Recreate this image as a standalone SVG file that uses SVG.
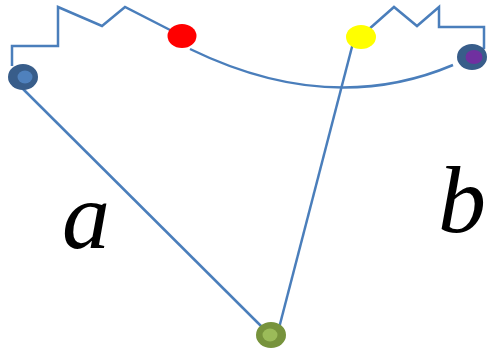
<svg xmlns="http://www.w3.org/2000/svg" width="488" height="354" viewBox="0 0 488 354">
  <style>
    .wire { fill: none; stroke: #4a7ebb; stroke-width: 2.5; stroke-linejoin: miter; }
    .lbl { font-family: "Liberation Serif", "Times New Roman", serif; font-style: italic; font-size: 96px; fill: #000; }
  </style>
  <rect width="488" height="354" fill="#fff"/>
  <g id="connectors">
    <!-- resistor zigzag on the left -->
    <polyline class="wire" points="12,66 12,46 58,46 58,7 102,26 125,7 174,32"/>
    <!-- resistor zigzag on the right -->
    <polyline class="wire" points="368,30 394,7 417,26 439,7 439,27 484,27 484,48 481,50"/>
    <!-- arc between red and purple -->
    <path class="wire" d="M190,49 Q330,117 453,65"/>
    <!-- legs to the bottom node -->
    <line class="wire" x1="17" y1="83" x2="263" y2="328"/>
    <line class="wire" x1="353" y1="43" x2="279" y2="328"/>
  </g>
  <g id="node-blue">
    <ellipse cx="23" cy="77" rx="15" ry="13" fill="#385d8a"/>
    <ellipse cx="25" cy="77" rx="7.5" ry="6.5" fill="#4f81bd"/>
  </g>
  <g id="node-red">
    <ellipse cx="182" cy="36" rx="14.5" ry="12" fill="#ff0000"/>
  </g>
  <g id="node-yellow">
    <ellipse cx="361" cy="37" rx="15" ry="12" fill="#ffff00"/>
  </g>
  <g id="node-purple">
    <ellipse cx="472" cy="57" rx="15" ry="13" fill="#385d8a"/>
    <ellipse cx="474" cy="57" rx="8.5" ry="7" fill="#7030a0"/>
  </g>
  <g id="node-green">
    <ellipse cx="271" cy="335" rx="15" ry="13" fill="#77933c"/>
    <ellipse cx="270" cy="335" rx="7.5" ry="6.5" fill="#9bbb59"/>
  </g>
  <g id="labels">
    <text class="lbl" x="62" y="248">a</text>
    <text class="lbl" x="438" y="232">b</text>
  </g>
</svg>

» **Task description**: Please set down each line of the data above exactly as written, without the pictures.

» **Written answer**:
Recreate this image as a standalone SVG file that uses SVG.
<svg xmlns="http://www.w3.org/2000/svg" width="488" height="354" viewBox="0 0 488 354">
  <style>
    .wire { fill: none; stroke: #4a7ebb; stroke-width: 2.5; stroke-linejoin: miter; }
    .lbl { font-family: "Liberation Serif", "Times New Roman", serif; font-style: italic; font-size: 96px; fill: #000; }
  </style>
  <rect width="488" height="354" fill="#fff"/>
  <g id="connectors">
    <!-- resistor zigzag on the left -->
    <polyline class="wire" points="12,66 12,46 58,46 58,7 102,26 125,7 174,32"/>
    <!-- resistor zigzag on the right -->
    <polyline class="wire" points="368,30 394,7 417,26 439,7 439,27 484,27 484,48 481,50"/>
    <!-- arc between red and purple -->
    <path class="wire" d="M190,49 Q330,117 453,65"/>
    <!-- legs to the bottom node -->
    <line class="wire" x1="17" y1="83" x2="263" y2="328"/>
    <line class="wire" x1="353" y1="43" x2="279" y2="328"/>
  </g>
  <g id="node-blue">
    <ellipse cx="23" cy="77" rx="15" ry="13" fill="#385d8a"/>
    <ellipse cx="25" cy="77" rx="7.5" ry="6.5" fill="#4f81bd"/>
  </g>
  <g id="node-red">
    <ellipse cx="182" cy="36" rx="14.5" ry="12" fill="#ff0000"/>
  </g>
  <g id="node-yellow">
    <ellipse cx="361" cy="37" rx="15" ry="12" fill="#ffff00"/>
  </g>
  <g id="node-purple">
    <ellipse cx="472" cy="57" rx="15" ry="13" fill="#385d8a"/>
    <ellipse cx="474" cy="57" rx="8.5" ry="7" fill="#7030a0"/>
  </g>
  <g id="node-green">
    <ellipse cx="271" cy="335" rx="15" ry="13" fill="#77933c"/>
    <ellipse cx="270" cy="335" rx="7.5" ry="6.5" fill="#9bbb59"/>
  </g>
  <g id="labels">
    <text class="lbl" x="62" y="248">a</text>
    <text class="lbl" x="438" y="232">b</text>
  </g>
</svg>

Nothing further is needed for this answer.